Wednesday, October 04, 2006

Baseball Players Did Steroids?

In the October issue of Editor & Publisher, "Senior Editor Joe Strupp interviewed more than a dozen beat writers and sports editors about what they should have covered as far back as 20 years ago when steroids are believed to have entered baseball at a measurable level. Overwhelmingly, the consensus was that signs of a problem, and potential proof of abuse, were there as far back as the mid-1980s."

Hmmm….you think there might have been a problem with steroids in the late 80s and early 90s? When Brady Anderson hits over 50 home runs in a year and never more than 30 any other time in his life? That should be a red flag. What about when Luis Gonzalez hit 57 homeruns in 2001 and never more than 28 in any other year?

Look at some of the homerun leaders in the 1990s:

1995: Dante Bichette (Col) 40
1996: Andres Galarraga (Col) 40
1997: Larry Walker (Col) 49

I understand these players batted at Coors field and the ball is lighter, the air is lighter, yadda, yadda, yadda. These players are not Hall of Fame-type material and never led baseball in home runs at any other time in their careers. Reporters should have stopped to say, "Hmm…there is something wrong with this."

Here are some reasons why they didn't address the issue?

* Most sportswriters love the game of baseball and do not want to believe athletes would cheat to ruin "America's pastime".

* Their readers didn't want to wake up in the morning and learn that their heroes are cheaters.

* There was no factual evidence. Who was going to talk? If a columnist wrote a story that steroids were used all throughout baseball, people would question it without the facts. Reporters and fans didn't want to believe it had entered the game.
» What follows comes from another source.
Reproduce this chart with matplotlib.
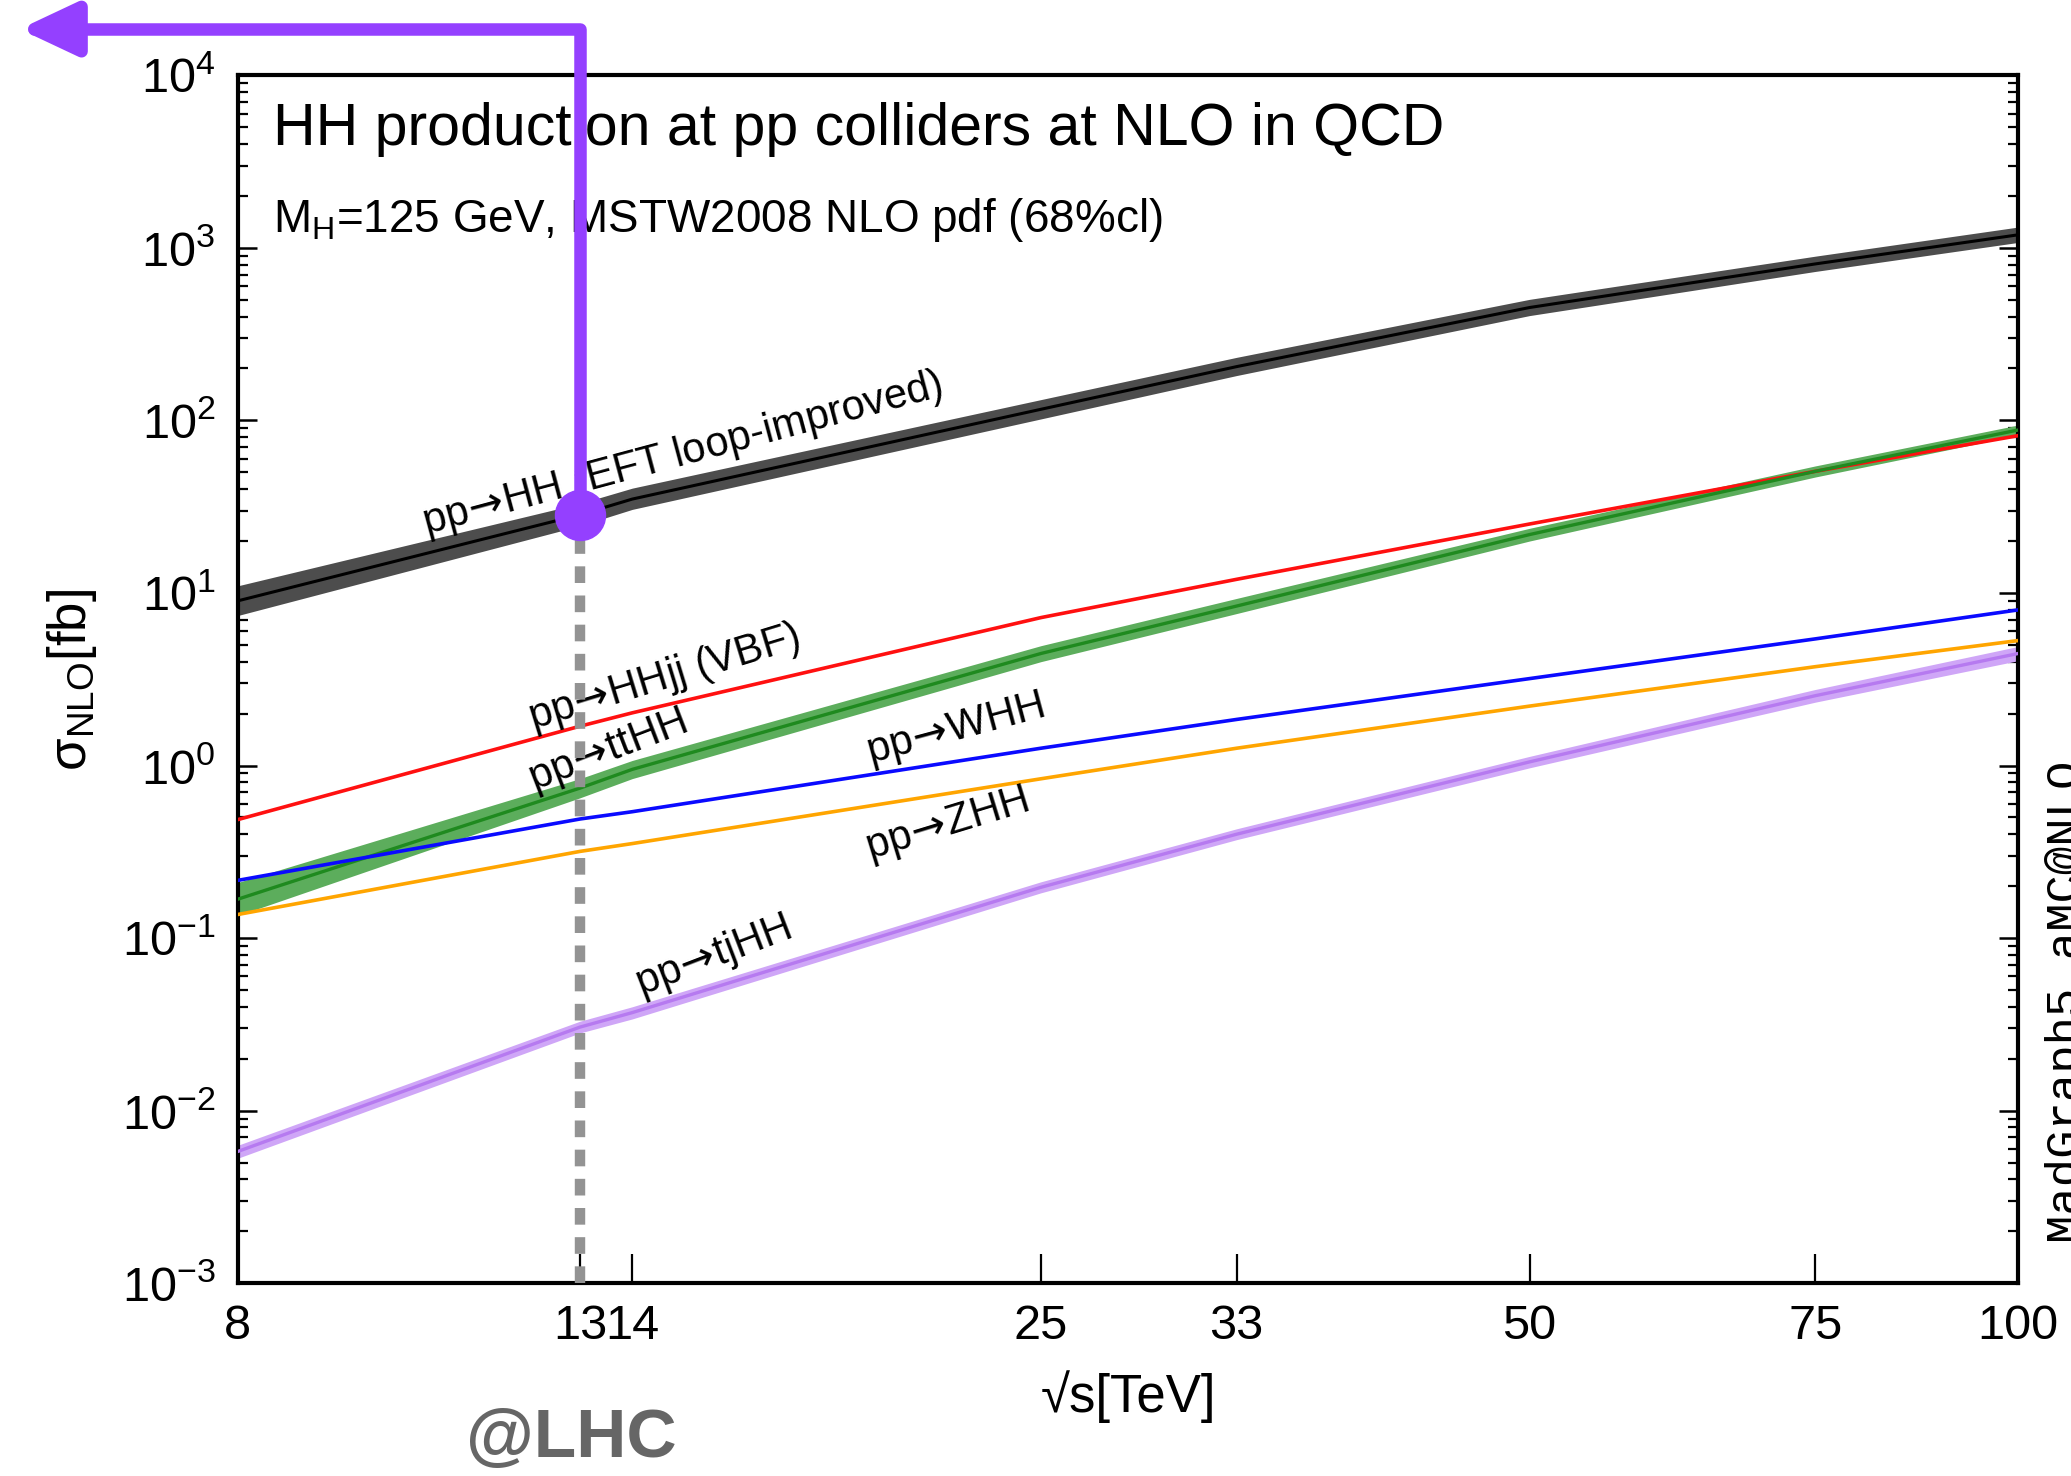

Last, and most importantly, is the commissioner's office was doing nothing about this "black eye." If the commissioner’s office has a story it wants to get out, they can call a plethora of national reporters who will cover any news item. If they had wanted to, they really could have done a better job controlling how fans found out about steroids in baseball.

People thought the strike in 1994 would kill baseball. It's no where close to being dead, but the steroid issue will definitely leave a black cloud over the sport moving forward.